The real problem with HTML is that it's designed for human-readable documents, not for data. Dumping structured data into tables or definition lists with defined id and class attributes is just too sloppy-joe for a clear, consistent, and maintainable API.

I personally dislike XML mainly because it's so needlessly verbose (and also, to be honest, because it's abused so horribly and so often), which is why I prefer something like YAML or JSON. XML does have nice built-in transformations via XSLT; but again, any decent programming language can easily parse structured data into human-readable presentation formats.

Quote:
Originally Posted by sofasurfer View Post
IIRC, didn't PDF become an open standard not so long ago?
You're right: it was opened formally in January 2008 and given an ISO standard later that year. [Aside: There's actually a Javascript library for dynamically generating PDFs that looks quite promising.]

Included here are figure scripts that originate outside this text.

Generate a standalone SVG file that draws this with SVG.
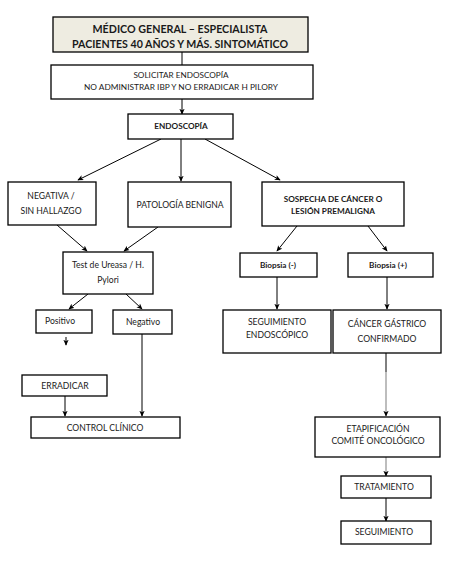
<svg xmlns="http://www.w3.org/2000/svg" width="453" height="561" viewBox="0 0 453 561">
<style>
.b{fill:#fff;stroke:#000;stroke-width:1.3}
.t{font-family:Lato,"Liberation Sans",sans-serif;font-size:8.6px;fill:#1a1a1a;text-anchor:middle}
.s{font-size:8.2px}
.h{font-size:11.5px;font-weight:bold}
.bd{font-weight:bold}
.c{stroke:#000;stroke-width:1;fill:none}
.g{stroke:#9a9a9a;stroke-width:1.3;fill:none}
</style>
<defs>
<marker id="a" viewBox="0 0 8 8" refX="7" refY="4" markerWidth="6" markerHeight="6" orient="auto" markerUnits="userSpaceOnUse">
<path d="M0,0.5 L8,4 L0,7.5 L2,4 Z" fill="#000"/>
</marker>
</defs>
<rect width="453" height="561" fill="#fff"/>
<g id="connectors">
<line class="c" x1="182" y1="52" x2="182" y2="65"/>
<line class="c" x1="182" y1="99" x2="182" y2="114" marker-end="url(#a)"/>
<line class="c" x1="161" y1="139" x2="78" y2="180" marker-end="url(#a)"/>
<line class="c" x1="181" y1="139" x2="181" y2="181" marker-end="url(#a)"/>
<line class="c" x1="205" y1="139" x2="280" y2="180" marker-end="url(#a)"/>
<line class="c" x1="57" y1="225" x2="87" y2="251" marker-end="url(#a)"/>
<line class="c" x1="158" y1="227" x2="124" y2="251" marker-end="url(#a)"/>
<line class="c" x1="88" y1="294" x2="69" y2="309" marker-end="url(#a)"/>
<line class="c" x1="126" y1="294" x2="142" y2="309" marker-end="url(#a)"/>
<line class="c" x1="66" y1="337" x2="66" y2="345" marker-end="url(#a)"/>
<line class="c" x1="65" y1="396" x2="65" y2="416" marker-end="url(#a)"/>
<line class="c" x1="142" y1="334" x2="142" y2="416" marker-end="url(#a)"/>
<line class="c" x1="297" y1="226" x2="277" y2="251" marker-end="url(#a)"/>
<line class="c" x1="368" y1="226" x2="387" y2="251" marker-end="url(#a)"/>
<line class="c" x1="277" y1="277" x2="277" y2="309" marker-end="url(#a)"/>
<line class="c" x1="387" y1="277" x2="387" y2="309" marker-end="url(#a)"/>
<line class="c" x1="386" y1="353" x2="386" y2="372"/>
<line class="g" x1="386" y1="372" x2="386" y2="416" marker-end="url(#a)"/>
<line class="g" x1="386" y1="457" x2="386" y2="476" marker-end="url(#a)"/>
<line class="c" x1="386" y1="498" x2="386" y2="521" marker-end="url(#a)"/>
</g>
<g id="n1"><rect x="53" y="17" width="255" height="35" fill="#eeece1" stroke="#000" stroke-width="1.3"/>
<text class="t h" x="180" y="33" textLength="175" lengthAdjust="spacingAndGlyphs">MÉDICO GENERAL – ESPECIALISTA</text>
<text class="t h" x="180" y="48" textLength="216" lengthAdjust="spacingAndGlyphs">PACIENTES 40 AÑOS Y MÁS. SINTOMÁTICO</text></g>
<g id="n2"><rect class="b" x="51" y="65" width="262" height="34"/>
<text class="t s" x="181" y="78">SOLICITAR ENDOSCOPÍA</text>
<text class="t s" x="181" y="90" textLength="194" lengthAdjust="spacingAndGlyphs">NO ADMINISTRAR IBP Y NO ERRADICAR H PILORY</text></g>
<g id="n3"><rect class="b" x="128" y="114" width="105" height="25"/>
<text class="t bd s" x="181" y="129">ENDOSCOPÍA</text></g>
<g id="n4"><rect class="b" x="8" y="182" width="88" height="43"/>
<text class="t" x="51" y="199">NEGATIVA /</text>
<text class="t" x="51" y="214">SIN HALLAZGO</text></g>
<g id="n5"><rect class="b" x="128" y="182" width="103" height="45"/>
<text class="t" x="180" y="208">PATOLOGÍA BENIGNA</text></g>
<g id="n6"><rect class="b" x="262" y="182" width="142" height="44"/>
<text class="t bd s" x="333" y="202">SOSPECHA DE CÁNCER O</text>
<text class="t bd s" x="333" y="214">LESIÓN PREMALIGNA</text></g>
<g id="n7"><rect class="b" x="63" y="252" width="90" height="42"/>
<text class="t" x="108" y="268">Test de Ureasa / H.</text>
<text class="t" x="108" y="283">Pylori</text></g>
<g id="n8"><rect class="b" x="36" y="310" width="56" height="23"/>
<text class="t" x="60" y="324">Positivo</text></g>
<g id="n9"><rect class="b" x="113" y="310" width="59" height="24"/>
<text class="t" x="143" y="325">Negativo</text></g>
<g id="n10"><rect class="b" x="22" y="375" width="85" height="21"/>
<text class="t" x="65" y="389">ERRADICAR</text></g>
<g id="n11"><rect class="b" x="31" y="417" width="149" height="21"/>
<text class="t" x="105" y="431">CONTROL CLÍNICO</text></g>
<g id="n12"><rect class="b" x="240" y="253" width="77" height="24"/>
<text class="t bd s" x="278" y="268">Biopsia (-)</text></g>
<g id="n13"><rect class="b" x="348" y="253" width="85" height="24"/>
<text class="t bd s" x="388" y="268">Biopsia  (+)</text></g>
<g id="n14"><rect class="b" x="223" y="310" width="108" height="43"/>
<text class="t" x="277" y="325">SEGUIMIENTO</text>
<text class="t" x="277" y="338">ENDOSCÓPICO</text></g>
<g id="n15"><rect class="b" x="333" y="310" width="108" height="43"/>
<text class="t" x="387" y="327">CÁNCER GÁSTRICO</text>
<text class="t" x="387" y="342">CONFIRMADO</text></g>
<g id="n16"><rect class="b" x="315" y="417" width="125" height="40"/>
<text class="t" x="378" y="432">ETAPIFICACIÓN</text>
<text class="t" x="378" y="444">COMITÉ ONCOLÓGICO</text></g>
<g id="n17"><rect class="b" x="341" y="476" width="90" height="22"/>
<text class="t" x="384" y="490">TRATAMIENTO</text></g>
<g id="n18"><rect class="b" x="341" y="521" width="90" height="23"/>
<text class="t" x="384" y="535">SEGUIMIENTO</text></g>
</svg>
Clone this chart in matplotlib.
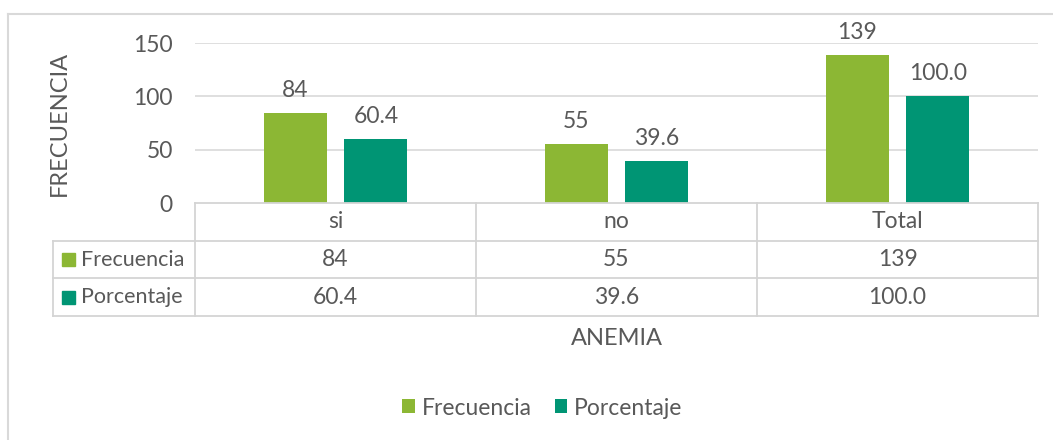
import matplotlib
matplotlib.use("Agg")
import matplotlib.pyplot as plt
from matplotlib.patches import Patch, Rectangle
from matplotlib.lines import Line2D

# ---- data ----
categories = ["si", "no", "Total"]
series_names = ["Frecuencia", "Porcentaje"]
frecuencia = [84, 55, 139]
porcentaje = [60.4, 39.6, 100.0]
frecuencia_labels = ["84", "55", "139"]
porcentaje_labels = ["60.4", "39.6", "100.0"]
y_ticks = [0, 50, 100, 150]
x_title = "ANEMIA"
y_title = "FRECUENCIA"

colors = ["#8CB734", "#009574"]
text_color = "#595959"
grid_color = "#d9d9d9"
line_color = "#d4d4d4"

plt.rcParams["font.family"] = ["Lato", "DejaVu Sans"]
FS = 16.5
FT = 17

W, H = 1053, 440
fig = plt.figure(figsize=(W / 100, H / 100), dpi=100)

def fx(px):
    return px / W

def fy(py):
    return 1 - py / H

# main plot axes (pixel layout)
left, right, top, zero = 195, 1038, 43, 203
ax = fig.add_axes([fx(left), fy(zero), fx(right - left), (zero - top) / H])
ax.set_xlim(-0.5, len(categories) - 0.5)
ax.set_ylim(0, 150)
for s in ax.spines.values():
    s.set_visible(False)
ax.set_xticks([])
ax.set_yticks(y_ticks)
ax.set_yticklabels([str(t) for t in y_ticks])
ax.tick_params(axis="y", length=0, pad=16, labelsize=FS, labelcolor=text_color)
for t in y_ticks[1:]:
    ax.axhline(t, color=grid_color, lw=1.2, zorder=0)

bw = 0.224
offs = [-0.144, 0.144]
xs = list(range(len(categories)))
for vals, labs, off, col in zip([frecuencia, porcentaje],
                                [frecuencia_labels, porcentaje_labels], offs, colors):
    bars = ax.bar([x + off for x in xs], vals, width=bw, color=col, zorder=2)
    for b, lab in zip(bars, labs):
        ax.annotate(lab, (b.get_x() + b.get_width() / 2, b.get_height()),
                    xytext=(0, 11.5), textcoords="offset points",
                    ha="center", va="baseline", fontsize=FS, color=text_color,
                    annotation_clip=False)

# ---- data table ----
tab_left, tab_bottom = 53, 316
cat_px = (right - left) / len(categories)
tx0 = -0.5 - (left - tab_left) / cat_px
tax = fig.add_axes([fx(tab_left), fy(tab_bottom), fx(right - tab_left), (tab_bottom - zero) / H])
tax.set_xlim(tx0, len(categories) - 0.5)
tax.set_ylim(3, 0)
tax.axis("off")
lw = 1.3
n = len(categories)
tax.plot([-0.5, n - 0.5], [0, 0], color=line_color, lw=lw, clip_on=False)
for yy in [1, 2, 3]:
    tax.plot([tx0, n - 0.5], [yy, yy], color=line_color, lw=lw, clip_on=False)
for xv in [i - 0.5 for i in range(n + 1)]:
    tax.plot([xv, xv], [0, 3], color=line_color, lw=lw, clip_on=False)
tax.plot([tx0, tx0], [1, 3], color=line_color, lw=lw, clip_on=False)

for i, c in enumerate(categories):
    tax.text(i, 0.5, c, ha="center", va="center", fontsize=FS, color=text_color)
for r, labs in enumerate([frecuencia_labels, porcentaje_labels], start=1):
    for i, lab in enumerate(labs):
        tax.text(i, r + 0.5, lab, ha="center", va="center", fontsize=FS, color=text_color)

sq = 13 / cat_px
row_h_px = (tab_bottom - zero) / 3
for r, (name, col) in enumerate(zip(series_names, colors), start=1):
    kx = tx0 + 9 / cat_px
    h = 13 / row_h_px
    tax.add_patch(Rectangle((kx, r + 0.5 - h / 2), sq, h, color=col, clip_on=False))
    tax.text(tx0 + 28 / cat_px, r + 0.5, name, ha="left", va="center",
             fontsize=15.5, color=text_color)

# axis titles
fig.text(fx(59), fy(123), y_title, rotation=90, ha="center", va="center",
         fontsize=FT, color=text_color)
fig.text(fx(616.5), fy(338), x_title, ha="center", va="center",
         fontsize=FT, color=text_color)

# legend
handles = [Patch(facecolor=c, edgecolor="none") for c in colors]
leg = fig.legend(handles, series_names, loc="center",
                 bbox_to_anchor=(fx(542.5), fy(408)), ncol=2, frameon=False,
                 fontsize=FS, handlelength=0.55, handleheight=0.55,
                 handletextpad=0.3, columnspacing=1.0, labelcolor=text_color)

# chart frame (left and top visible)
fig.add_artist(Line2D([fx(8), fx(8)], [fy(14), 0], color=grid_color, lw=1.5))
fig.add_artist(Line2D([fx(8), 1], [fy(14), fy(14)], color=grid_color, lw=1.5))

fig.savefig("out.png", dpi=100)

However, there are two big problems with PDF as a data standard:
  1. PDF is specifically designed for printed documents, so it's even less suited to structured data than HTML. The set of available objects are oriented toward 2-D presentation on a page, not toward data linking.
  2. The standard is a bit baroque (mainly to provide the ability to position elements on the page and to include both vector and raster graphics).

In any case, I certainly can't imagine any credible argument in favour of using PDF to facilitate programming access to structured data rather than a format that's actually designed and intended for this purpose.